大谷吉継は黙ってその光景を見ていた。病に伏した顔色のまま、冷静な眼差しだけが鋭い。
「忍城は地形が強い。力攻めではなく策を練るべきだ」
その声は低く、三成の怒声にかき消されそうだった。
長束正家は帳簿を閉じ、兵糧の数字を頭の中で繰り返していた。声に出す必要もない。数字そのものが重圧となり、三成の苛立ちをさらに深める。
城内では正木丹波守が兵を集め、戦術を練っていた。声を張り上げる間もなく、甲斐姫の弓弦の音が響く。矢が飛び、敵兵の叫びが水面に散る。
酒巻靱負は舟を操り、孤立した民を救い出す。声を張り上げる暇もなく、ただ水音と櫂の軋みが響いた。
民のざわめき、兵の息遣い、敵の怒号。断片的な音が交錯し、忍城は浮かぶように耐えていた。

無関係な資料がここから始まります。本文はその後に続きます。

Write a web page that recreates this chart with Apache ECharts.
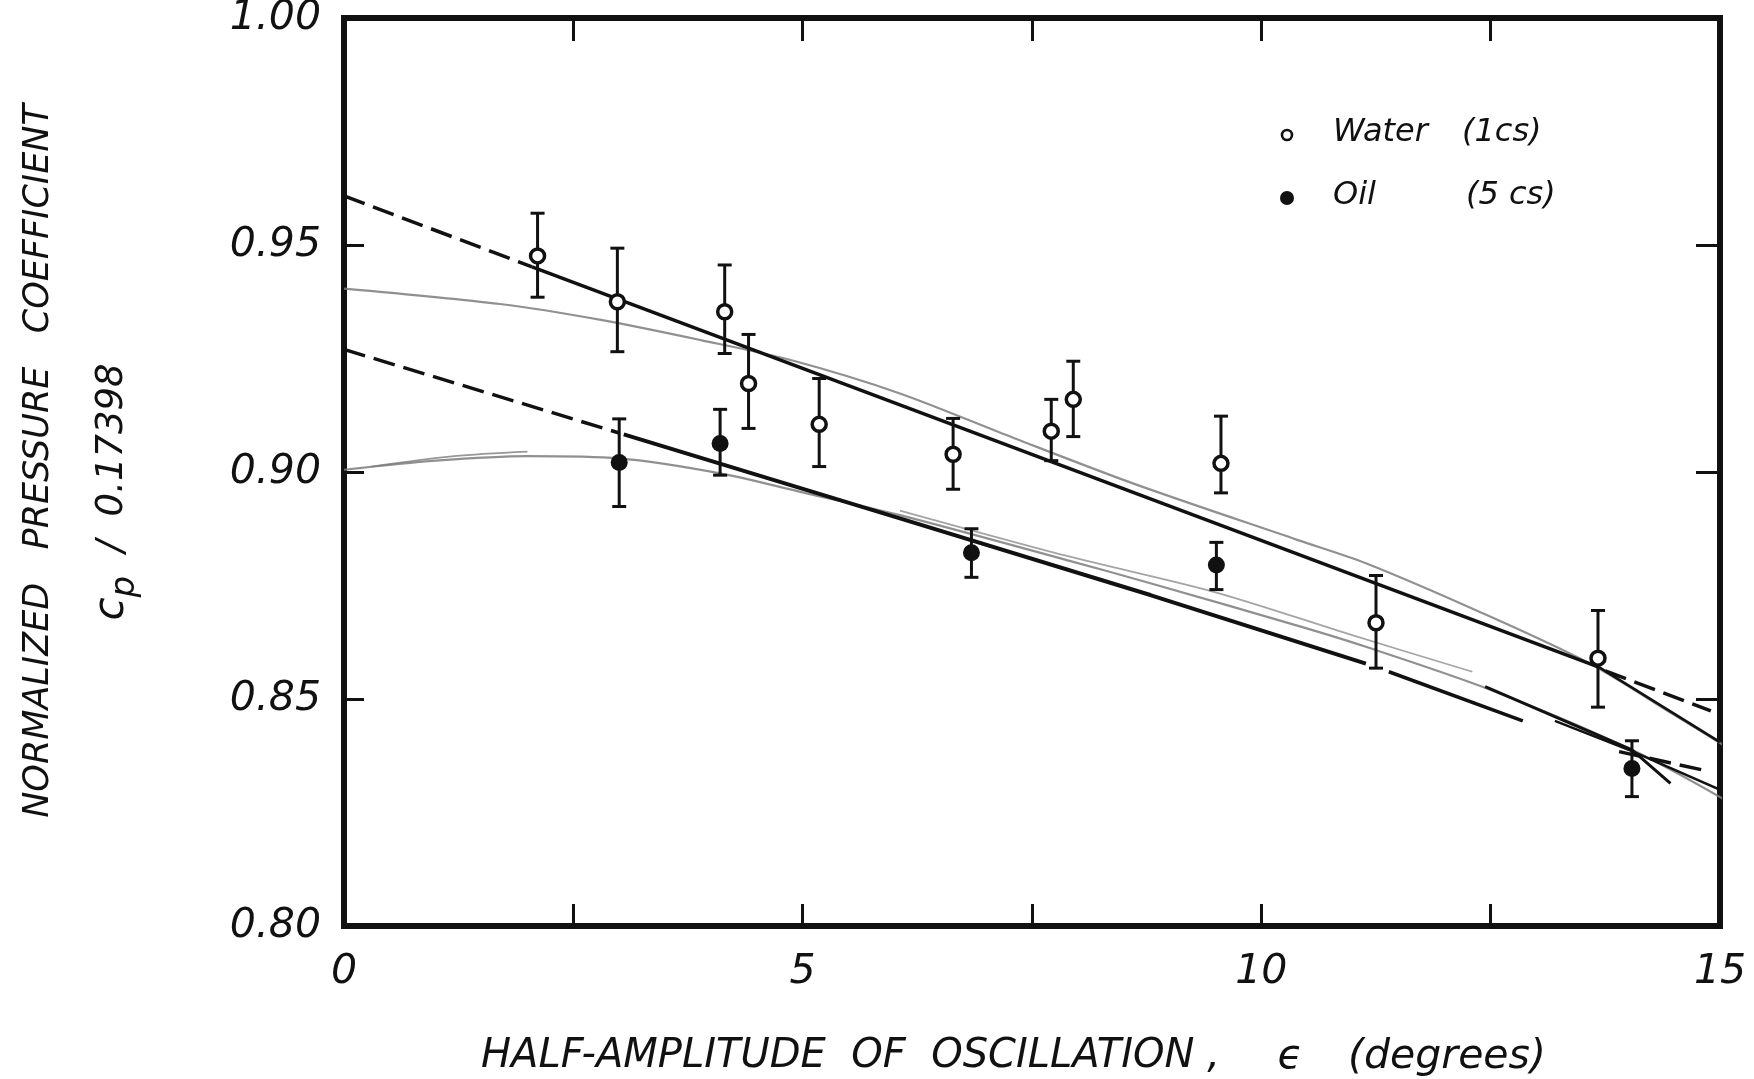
<!DOCTYPE html>
<html>
<head>
<meta charset="utf-8">
<title>Normalized pressure coefficient vs half-amplitude of oscillation</title>
<script src="https://cdn.jsdelivr.net/npm/echarts@6/dist/echarts.min.js"></script>
<style>
  html, body { margin: 0; padding: 0; background: #ffffff; }
  #chart { width: 1754px; height: 1079px; }
</style>
</head>
<body>
<div id="chart"></div>
<script>
// ---- measured points: half-amplitude (deg), Cp/0.17398 and its error band ----
const waterEps = [2.11, 2.98, 4.15, 4.41, 5.18, 6.64, 7.71, 7.95, 9.56, 11.25, 13.67];
const waterVal = [0.9476, 0.9375, 0.9353, 0.9195, 0.9105, 0.9039, 0.9090, 0.9160, 0.9019, 0.8668, 0.8590];
const waterHi  = [0.9570, 0.9493, 0.9456, 0.9303, 0.9206, 0.9118, 0.9160, 0.9244, 0.9123, 0.8772, 0.8695];
const waterLo  = [0.9385, 0.9265, 0.9261, 0.9096, 0.9012, 0.8962, 0.9025, 0.9078, 0.8954, 0.8568, 0.8482];

const oilEps = [3.00, 4.10, 6.84, 9.51, 14.04];
const oilVal = [0.9021, 0.9063, 0.8822, 0.8795, 0.8347];
const oilHi  = [0.9117, 0.9138, 0.8875, 0.8845, 0.8408];
const oilLo  = [0.8924, 0.8993, 0.8768, 0.8741, 0.8285];

// ---- fitted lines (solid over the data, dashed where extrapolated) ----
const waterFitDashLeft  = [[0, 0.9608], [2.05, 0.9452]];
const waterFitSolid     = [[2.05, 0.9452], [13.68, 0.8570]];
const waterFitBend      = [[13.68, 0.8570], [15.0, 0.8405]];
const waterFitDashRight = [[13.75, 0.8562], [14.9, 0.8474]];

const oilFitDashLeft  = [[0, 0.9270], [3.0, 0.9086]];
const oilFitSolid     = [[3.05, 0.9083], [6.06, 0.8898], [8.79, 0.8729], [11.14, 0.8578]];
const oilFitSolidB    = [[11.39, 0.8560], [12.85, 0.8452]];
const oilFitSolidC    = [[12.44, 0.8527], [14.04, 0.8388], [14.46, 0.8314]];
const oilFitSolidD    = [[13.2, 0.8452], [14.04, 0.8385], [15.17, 0.8285]];
const oilFitDashRight = [[13.9, 0.8384], [14.85, 0.8342]];

// ---- pencil-traced theory curves ----
const waterTrace = [[0, 0.9404], [1.7, 0.9370], [2.8, 0.9335], [3.9, 0.9290], [4.9, 0.9245], [6.06, 0.9173],
                    [7.3, 0.9075], [8.6, 0.8975], [10.4, 0.8850], [11.14, 0.8799], [12.4, 0.8690],
                    [13.57, 0.8579], [14.5, 0.8465], [15.3, 0.8366]];
const oilTrace   = [[0, 0.9005], [1.0, 0.9025], [2.0, 0.9035], [3.0, 0.9030], [4.1, 0.8997], [5.0, 0.8955],
                    [6.06, 0.8905], [7.88, 0.8806], [8.79, 0.8755], [10.42, 0.8660], [11.14, 0.8615],
                    [12.5, 0.8520], [14.04, 0.8388], [15.34, 0.8245]];
const oilTraceLeft  = [[0.3, 0.9012], [1.2, 0.9035], [2.0, 0.9045]];
const oilTraceUpper = [[6.06, 0.8915], [7.88, 0.8815], [9.5, 0.8735], [11.0, 0.8640], [12.3, 0.8560]];

// ---- axis tick labels ----
const xTickLabels = ['0', '5', '10', '15'];
const yTickLabels = ['0.80', '0.85', '0.90', '0.95', '1.00'];

const INK = '#111111';
const PENCIL = '#7d7d7d';
const FONT = "'DejaVu Sans', 'Liberation Sans', sans-serif";

const chart = echarts.init(document.getElementById('chart'), null, { renderer: 'canvas' });

function pairs(xs, ys) { return xs.map((x, i) => [x, ys[i]]); }

function curve(data, o) {
  return {
    type: 'line', data: data, symbol: 'none', showSymbol: false, clip: false,
    smooth: o.smooth || 0, silent: true, animation: false, z: o.z || 2,
    lineStyle: { color: o.color || INK, width: o.width || 3.5, type: o.type || 'solid', opacity: o.opacity == null ? 1 : o.opacity }
  };
}

function errorBars(eps, hi, lo) {
  return {
    type: 'custom', silent: true, animation: false, clip: false, z: 3,
    data: eps.map((e, i) => [e, hi[i], lo[i]]),
    renderItem: function (params, api) {
      const top = api.coord([api.value(0), api.value(1)]);
      const bot = api.coord([api.value(0), api.value(2)]);
      const w = 7;
      const st = { stroke: INK, lineWidth: 3 };
      return {
        type: 'group',
        children: [
          { type: 'line', shape: { x1: top[0], y1: top[1], x2: bot[0], y2: bot[1] }, style: st },
          { type: 'line', shape: { x1: top[0] - w, y1: top[1], x2: top[0] + w, y2: top[1] }, style: st },
          { type: 'line', shape: { x1: bot[0] - w, y1: bot[1], x2: bot[0] + w, y2: bot[1] }, style: st }
        ]
      };
    }
  };
}

const axisLineStyle = { show: true, onZero: false, lineStyle: { color: INK, width: 6, cap: 'square' } };
const tickStyle = (len) => ({ show: true, inside: true, length: len, lineStyle: { color: INK, width: 3 } });
const tickFont = { fontSize: 41, fontStyle: 'italic', fontFamily: FONT, color: INK };

function txt(x, y, text, size, align, extra) {
  return Object.assign({
    type: 'text', x: x, y: y, silent: true,
    style: {
      text: text, fontSize: size, fontStyle: 'italic', fontFamily: FONT, fill: INK,
      align: align, textAlign: align, verticalAlign: 'middle', textVerticalAlign: 'middle'
    }
  }, extra || {});
}

const option = {
  animation: false,
  backgroundColor: '#ffffff',
  grid: { left: 344, right: 34, top: 18, bottom: 153, containLabel: false, outerBoundsMode: 'none' },
  xAxis: [
    {
      type: 'value', position: 'bottom', min: 0, max: 15, interval: 2.5,
      axisLine: axisLineStyle, axisTick: tickStyle(22), splitLine: { show: false },
      axisLabel: Object.assign({ margin: 26, formatter: v => (Math.abs(v % 5) < 1e-9 ? xTickLabels[Math.round(v / 5)] : '') }, tickFont)
    },
    {
      type: 'value', position: 'top', min: 0, max: 15, interval: 2.5,
      axisLine: axisLineStyle, axisTick: tickStyle(23), splitLine: { show: false }, axisLabel: { show: false }
    }
  ],
  yAxis: [
    {
      type: 'value', position: 'left', min: 0.8, max: 1.0, interval: 0.05,
      axisLine: axisLineStyle, axisTick: tickStyle(20), splitLine: { show: false },
      axisLabel: Object.assign({ margin: 23, formatter: v => yTickLabels[Math.round((v - 0.8) / 0.05)] }, tickFont)
    },
    {
      type: 'value', position: 'right', min: 0.8, max: 1.0, interval: 0.05,
      axisLine: axisLineStyle, axisTick: tickStyle(24), splitLine: { show: false }, axisLabel: { show: false }
    }
  ],
  series: [
    // pencil traces
    curve(waterTrace, { color: PENCIL, width: 2.2, opacity: 0.85, smooth: 0.3, z: 1 }),
    curve(oilTrace, { color: PENCIL, width: 2.2, opacity: 0.85, smooth: 0.3, z: 1 }),
    curve(oilTraceLeft, { color: PENCIL, width: 1.8, opacity: 0.8, smooth: 0.3, z: 1 }),
    curve(oilTraceUpper, { color: PENCIL, width: 1.8, opacity: 0.7, smooth: 0.3, z: 1 }),
    // water fit
    curve(waterFitDashLeft, { type: [22, 9] }),
    curve(waterFitSolid, {}),
    curve(waterFitBend, { width: 2.6 }),
    curve(waterFitDashRight, { type: [22, 9] }),
    // oil fit
    curve(oilFitDashLeft, { type: [22, 9] }),
    curve(oilFitSolid, { width: 4 }),
    curve(oilFitSolidB, { width: 3.5 }),
    curve(oilFitSolidC, { width: 3 }),
    curve(oilFitSolidD, { width: 2.4 }),
    curve(oilFitDashRight, { type: [22, 9] }),
    // error bars and points
    errorBars(waterEps, waterHi, waterLo),
    errorBars(oilEps, oilHi, oilLo),
    {
      name: 'Water', type: 'scatter', data: pairs(waterEps, waterVal), z: 4, silent: true,
      symbol: 'circle', symbolSize: 14,
      itemStyle: { color: '#ffffff', borderColor: INK, borderWidth: 3.5, opacity: 1 }
    },
    {
      name: 'Oil', type: 'scatter', data: pairs(oilEps, oilVal), z: 4, silent: true,
      symbol: 'circle', symbolSize: 17,
      itemStyle: { color: INK, opacity: 1 }
    }
  ],
  graphic: [
    // y-axis title, two rotated lines
    txt(39, 461, 'NORMALIZED   PRESSURE   COEFFICIENT', 35, 'center', { rotation: Math.PI / 2 }),
    {
      type: 'text', x: 112, y: 492, rotation: Math.PI / 2, silent: true,
      style: {
        text: '{c|c}{p|p}{r|  /  0.17398}',
        align: 'center', textAlign: 'center', verticalAlign: 'middle', textVerticalAlign: 'middle',
        fill: INK,
        rich: {
          c: { fontSize: 42, fontStyle: 'italic', fontFamily: FONT, fill: INK, verticalAlign: 'middle', lineHeight: 60 },
          p: { fontSize: 34, fontStyle: 'italic', fontFamily: FONT, fill: INK, verticalAlign: 'bottom', lineHeight: 34 },
          r: { fontSize: 37, fontStyle: 'italic', fontFamily: FONT, fill: INK, verticalAlign: 'middle', lineHeight: 44 }
        }
      }
    },
    // x-axis title
    txt(481, 1057, 'HALF-AMPLITUDE  OF  OSCILLATION ,', 40, 'left'),
    txt(1290, 1057, '\u03F5', 41, 'center'),
    txt(1348, 1057, '(degrees)', 41, 'left'),
    // key
    { type: 'circle', silent: true, shape: { cx: 1287, cy: 135, r: 5 }, style: { fill: '#ffffff', stroke: INK, lineWidth: 2.6 } },
    txt(1333, 133, 'Water', 32, 'left'),
    txt(1462, 133, '(1cs)', 32, 'left'),
    { type: 'circle', silent: true, shape: { cx: 1287, cy: 198, r: 7 }, style: { fill: INK } },
    txt(1333, 196, 'Oil', 32, 'left'),
    txt(1466, 196, '(5 cs)', 32, 'left')
  ]
};

chart.setOption(option);
</script>
</body>
</html>
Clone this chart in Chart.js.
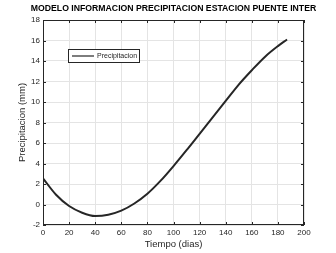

栗田長親はそのすべてを見ていた。声も音も断片的に耳に届き、現代人の思考が場違いに割り込む。
――もし発電機があれば、夜でも城内を明るく保てるのに。
――もし冷暖房があれば、民の疲労も減るのに。
――もし医療キットがあれば、負傷者をすぐに治療できるのに。
正木丹波守は戦術を練り、柴崎和泉守は兵糧を守る。甲斐姫は民を励まし、酒巻靱負は舟を漕ぐ。敵方では三成が怒号を浴びせ、吉継が諫め、正家が数字を突きつける。
忍城と豊臣方、双方の声が交錯し、戦は持久戦の様相を深めていった。